The documentary, like a later and very fine Jessica Lange/Drew Barrymore TV film that came out after the stage musical, focuses on the two generations of Beale women within the dilapidated environs of Grey Gardens, the East Hampton manse gone to ruin that they shared with various stray cats, raccoons, and the debris that one might expect from two society women of old who long ago ceased to care what the world made of them. (Interestingly, a revival of the musical this past summer, starring Betty Buckley in the role here taken very ably by Sheila Hancock, was staged at a Long Island venue not far from the actual house.)
The abiding conceit of this version of events is to expand upon the well-chronicled portrait of these ladies in decline with a supposition-heavy first act, set at an engagement party in the same house 32 years earlier, so that we see the women in something resembling their prime – though even there, the claws are out, both subtly and not, between the artful saboteur of a mother and a daughter whose interest in performance clearly riles a mother who harboured ambitions of the same. "Save Puccini for the shower," daughter snaps at mother, though what mum ultimately does is far worse in terms of smothering her child's chance to fly the family nest.

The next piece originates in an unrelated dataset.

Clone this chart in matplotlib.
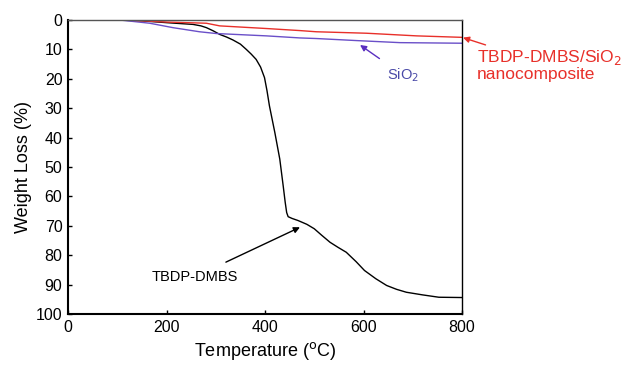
import matplotlib
matplotlib.use("Agg")
import matplotlib.pyplot as plt

plt.rcParams['font.family'] = ['Liberation Sans', 'DejaVu Sans']

# TBDP-DMBS (black)
t_dmbs = [0, 100, 150, 200, 254, 270, 281, 295, 308, 322, 335, 350, 362, 372, 382, 391, 399, 404, 409, 420, 430, 437, 441, 444, 447, 455, 467, 485, 500, 515, 532, 548, 565, 585, 602, 625, 647, 667, 687, 720, 753, 800]
w_dmbs = [0, 0, 0.3, 0.9, 1.5, 2.0, 2.6, 3.7, 4.9, 5.8, 6.8, 8.2, 10.0, 11.6, 13.4, 16.0, 19.6, 24.0, 29.2, 38.3, 47.3, 56.5, 62.0, 65.5, 66.9, 67.5, 68.2, 69.5, 71.0, 73.2, 75.6, 77.3, 79.0, 82.2, 85.2, 88.0, 90.3, 91.6, 92.6, 93.5, 94.3, 94.4]

# SiO2 (blue/purple)
t_sio2 = [0, 105, 166, 213, 267, 301, 403, 471, 504, 586, 674, 800]
w_sio2 = [0, 0, 1.1, 2.6, 4.0, 4.6, 5.4, 6.1, 6.3, 7.0, 7.7, 7.9]

# TBDP-DMBS/SiO2 nanocomposite (red)
t_nano = [0, 118, 200, 281, 308, 403, 471, 504, 606, 708, 800]
w_nano = [0, 0, 0.7, 1.1, 2.0, 2.9, 3.6, 4.0, 4.5, 5.4, 5.9]

x_ticks = [0, 200, 400, 600, 800]
y_ticks = [0, 10, 20, 30, 40, 50, 60, 70, 80, 90, 100]

RED = '#e8302a'
BLUE_LINE = '#6a4fc8'
BLUE_TXT = '#4a4aa8'

fig = plt.figure(figsize=(6.31, 3.66), dpi=100)
ax = fig.add_axes([68/631, 1-314/366, (462-68)/631, (314-20)/366])

ax.plot(t_dmbs, w_dmbs, color='black', lw=1.0)
ax.plot(t_sio2, w_sio2, color=BLUE_LINE, lw=1.0)
ax.plot(t_nano, w_nano, color=RED, lw=1.0)

ax.set_xlim(0, 800)
ax.set_ylim(100, 0)
ax.set_xticks(x_ticks)
ax.set_yticks(y_ticks)
ax.tick_params(direction='in', length=3, width=1, labelsize=11.5, pad=4)
for s in ['left', 'bottom']:
    ax.spines[s].set_linewidth(1.5)
ax.spines['right'].set_linewidth(1.0)
ax.spines['top'].set_color('#555555')
ax.spines['top'].set_linewidth(1.0)

ax.set_xlabel('Temperature ($^{\\mathrm{o}}$C)', fontsize=13, labelpad=4)
ax.set_ylabel('Weight Loss (%)', fontsize=13, labelpad=3)

ax.annotate('TBDP-DMBS', xy=(471, 70.5), xytext=(258, 87.3), fontsize=10.5,
            ha='center', va='center', color='black',
            arrowprops=dict(arrowstyle='-|>', color='black', lw=1.0,
                            mutation_scale=9, shrinkA=8, shrinkB=0))

ax.annotate('SiO$_2$', xy=(593, 8.5), xytext=(680, 18.7), fontsize=10.5,
            ha='center', va='center', color=BLUE_TXT,
            arrowprops=dict(arrowstyle='-|>', color='#5a2fc0', lw=1.0,
                            mutation_scale=9, shrinkA=6, shrinkB=0))

ax.annotate('TBDP-DMBS/SiO$_2$\nnanocomposite', xy=(802, 6.0), xytext=(830, 15.2),
            fontsize=12.5, ha='left', va='center', color=RED, linespacing=1.0,
            annotation_clip=False,
            arrowprops=dict(arrowstyle='-|>', color=RED, lw=1.0,
                            mutation_scale=9, shrinkA=0, shrinkB=0,
                            relpos=(0.12, 1.0)))

fig.savefig('out.png', dpi=100)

Various commentators have asserted that the first act is either altogether superfluous or merely a set-up for the superior post-interval dynamic, which devotees of the film will recognise has been artfully transposed to the stage, key moments from the women's bickering, brio-laden verbal roundelay preserved intact. In fact, the portrait of a party gone spectacularly sour works very well in its own right and allows in practical terms for Russell to dazzle as both mother in act one and her own daughter in act two – a gift of a dual assignment that Russell bats out of the park with the insouciant abandon that in 2007 won Broadway originator Christine Ebersole her second Tony Award.
First glimpsed as a diva without a proper audience, Russell morphs in act two into a novelty act who seems to delight no one as much as herself, though the actress has great fun working the Southwark audience, as if we were paying private obeisance to a talent that has been unfairly left to languish. (The first act "Little" Edie is played by a wispy-seeming yet strong-voiced Rachel Anne Rayham, pictured above with Aaron Sidwell as the Kennedy that got away, who has something of the gamine quality of her Broadway predecessor, Erin Davie.)
Russell gets the bulk of a rich and varied score that in the first act neatly fillets several decades of American popular music, from minstrel show-style numbers through to Jerome Kern-worthy trilling and a nod to John Philip Sousa along the way. But the two second-act showstoppers (the much-covered "Another Winter in a Summer Town", preeminently) let this gifted actress let rip, Russell parceling out her talent across differing members of the same family as she did to rending effect some years back as Dot and Marie in Sunday in the Park with George.
Her formidable co-star, Hancock, inhabits the lone part of the Beale matriarch in extremis, presented here as a sharp-tongued, silver-haired harpy who desperately needs the same daughter whom she is quick to deride as a "relic". Ah, families: it was ever thus, right? Except that Grey Gardens' singular achievement is to seem absolutely and bracingly unique.